• DATASET SECTION
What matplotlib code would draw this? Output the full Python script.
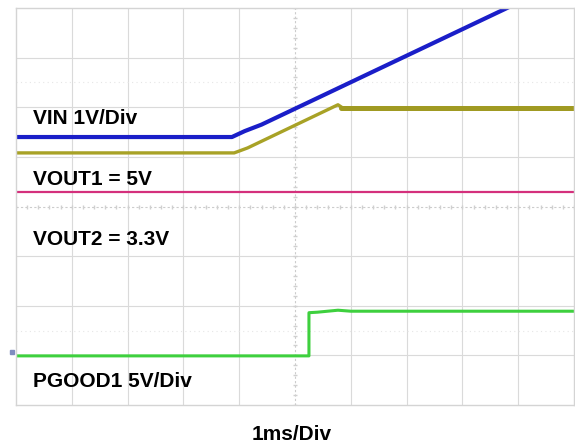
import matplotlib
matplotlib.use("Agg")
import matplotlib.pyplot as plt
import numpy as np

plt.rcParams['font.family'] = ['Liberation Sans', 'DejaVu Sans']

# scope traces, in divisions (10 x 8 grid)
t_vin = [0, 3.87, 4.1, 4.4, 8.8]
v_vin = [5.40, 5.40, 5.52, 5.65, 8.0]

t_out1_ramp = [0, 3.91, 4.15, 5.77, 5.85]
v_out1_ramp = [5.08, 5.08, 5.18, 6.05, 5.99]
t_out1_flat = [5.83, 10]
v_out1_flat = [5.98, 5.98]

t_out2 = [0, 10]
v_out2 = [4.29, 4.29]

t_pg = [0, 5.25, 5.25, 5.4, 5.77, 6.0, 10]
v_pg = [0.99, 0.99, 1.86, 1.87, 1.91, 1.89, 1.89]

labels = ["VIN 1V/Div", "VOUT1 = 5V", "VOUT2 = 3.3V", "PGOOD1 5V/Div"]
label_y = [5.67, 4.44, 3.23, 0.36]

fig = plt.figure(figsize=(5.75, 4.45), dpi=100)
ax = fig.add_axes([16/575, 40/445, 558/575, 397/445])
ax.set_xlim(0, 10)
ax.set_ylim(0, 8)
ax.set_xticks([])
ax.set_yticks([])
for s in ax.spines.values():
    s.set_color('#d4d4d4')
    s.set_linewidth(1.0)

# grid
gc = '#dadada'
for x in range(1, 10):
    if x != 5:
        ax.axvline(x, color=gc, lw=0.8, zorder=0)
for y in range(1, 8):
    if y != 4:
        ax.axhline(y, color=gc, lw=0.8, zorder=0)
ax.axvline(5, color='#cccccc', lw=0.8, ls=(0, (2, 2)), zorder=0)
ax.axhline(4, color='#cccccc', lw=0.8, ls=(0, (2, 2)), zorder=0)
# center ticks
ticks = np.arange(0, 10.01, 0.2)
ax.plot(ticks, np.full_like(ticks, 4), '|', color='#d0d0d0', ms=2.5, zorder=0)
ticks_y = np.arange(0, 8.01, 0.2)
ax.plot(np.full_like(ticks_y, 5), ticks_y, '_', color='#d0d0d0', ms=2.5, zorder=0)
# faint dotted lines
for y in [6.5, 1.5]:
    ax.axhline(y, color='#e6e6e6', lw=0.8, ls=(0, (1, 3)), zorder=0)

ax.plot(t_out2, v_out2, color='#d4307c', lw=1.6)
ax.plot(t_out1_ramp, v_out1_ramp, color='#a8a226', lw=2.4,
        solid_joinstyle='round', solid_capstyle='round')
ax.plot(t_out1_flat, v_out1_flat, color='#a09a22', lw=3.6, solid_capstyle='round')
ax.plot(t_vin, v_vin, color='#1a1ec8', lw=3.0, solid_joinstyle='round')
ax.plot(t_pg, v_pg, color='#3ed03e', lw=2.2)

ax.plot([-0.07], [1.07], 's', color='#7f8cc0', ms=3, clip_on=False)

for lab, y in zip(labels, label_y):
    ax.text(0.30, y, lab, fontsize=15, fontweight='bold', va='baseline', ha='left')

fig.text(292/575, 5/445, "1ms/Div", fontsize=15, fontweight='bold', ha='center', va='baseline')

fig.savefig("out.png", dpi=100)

• TO BE DONE
All of the material above is to be copied exactly, except for its images.

• EXERCISE RESPONSE
What matplotlib code would draw this? Output the full Python script.
import matplotlib
matplotlib.use("Agg")
import matplotlib.pyplot as plt
import numpy as np

plt.rcParams['font.family'] = ['Liberation Sans', 'DejaVu Sans']

# scope traces, in divisions (10 x 8 grid)
t_vin = [0, 3.87, 4.1, 4.4, 8.8]
v_vin = [5.40, 5.40, 5.52, 5.65, 8.0]

t_out1_ramp = [0, 3.91, 4.15, 5.77, 5.85]
v_out1_ramp = [5.08, 5.08, 5.18, 6.05, 5.99]
t_out1_flat = [5.83, 10]
v_out1_flat = [5.98, 5.98]

t_out2 = [0, 10]
v_out2 = [4.29, 4.29]

t_pg = [0, 5.25, 5.25, 5.4, 5.77, 6.0, 10]
v_pg = [0.99, 0.99, 1.86, 1.87, 1.91, 1.89, 1.89]

labels = ["VIN 1V/Div", "VOUT1 = 5V", "VOUT2 = 3.3V", "PGOOD1 5V/Div"]
label_y = [5.67, 4.44, 3.23, 0.36]

fig = plt.figure(figsize=(5.75, 4.45), dpi=100)
ax = fig.add_axes([16/575, 40/445, 558/575, 397/445])
ax.set_xlim(0, 10)
ax.set_ylim(0, 8)
ax.set_xticks([])
ax.set_yticks([])
for s in ax.spines.values():
    s.set_color('#d4d4d4')
    s.set_linewidth(1.0)

# grid
gc = '#dadada'
for x in range(1, 10):
    if x != 5:
        ax.axvline(x, color=gc, lw=0.8, zorder=0)
for y in range(1, 8):
    if y != 4:
        ax.axhline(y, color=gc, lw=0.8, zorder=0)
ax.axvline(5, color='#cccccc', lw=0.8, ls=(0, (2, 2)), zorder=0)
ax.axhline(4, color='#cccccc', lw=0.8, ls=(0, (2, 2)), zorder=0)
# center ticks
ticks = np.arange(0, 10.01, 0.2)
ax.plot(ticks, np.full_like(ticks, 4), '|', color='#d0d0d0', ms=2.5, zorder=0)
ticks_y = np.arange(0, 8.01, 0.2)
ax.plot(np.full_like(ticks_y, 5), ticks_y, '_', color='#d0d0d0', ms=2.5, zorder=0)
# faint dotted lines
for y in [6.5, 1.5]:
    ax.axhline(y, color='#e6e6e6', lw=0.8, ls=(0, (1, 3)), zorder=0)

ax.plot(t_out2, v_out2, color='#d4307c', lw=1.6)
ax.plot(t_out1_ramp, v_out1_ramp, color='#a8a226', lw=2.4,
        solid_joinstyle='round', solid_capstyle='round')
ax.plot(t_out1_flat, v_out1_flat, color='#a09a22', lw=3.6, solid_capstyle='round')
ax.plot(t_vin, v_vin, color='#1a1ec8', lw=3.0, solid_joinstyle='round')
ax.plot(t_pg, v_pg, color='#3ed03e', lw=2.2)

ax.plot([-0.07], [1.07], 's', color='#7f8cc0', ms=3, clip_on=False)

for lab, y in zip(labels, label_y):
    ax.text(0.30, y, lab, fontsize=15, fontweight='bold', va='baseline', ha='left')

fig.text(292/575, 5/445, "1ms/Div", fontsize=15, fontweight='bold', ha='center', va='baseline')

fig.savefig("out.png", dpi=100)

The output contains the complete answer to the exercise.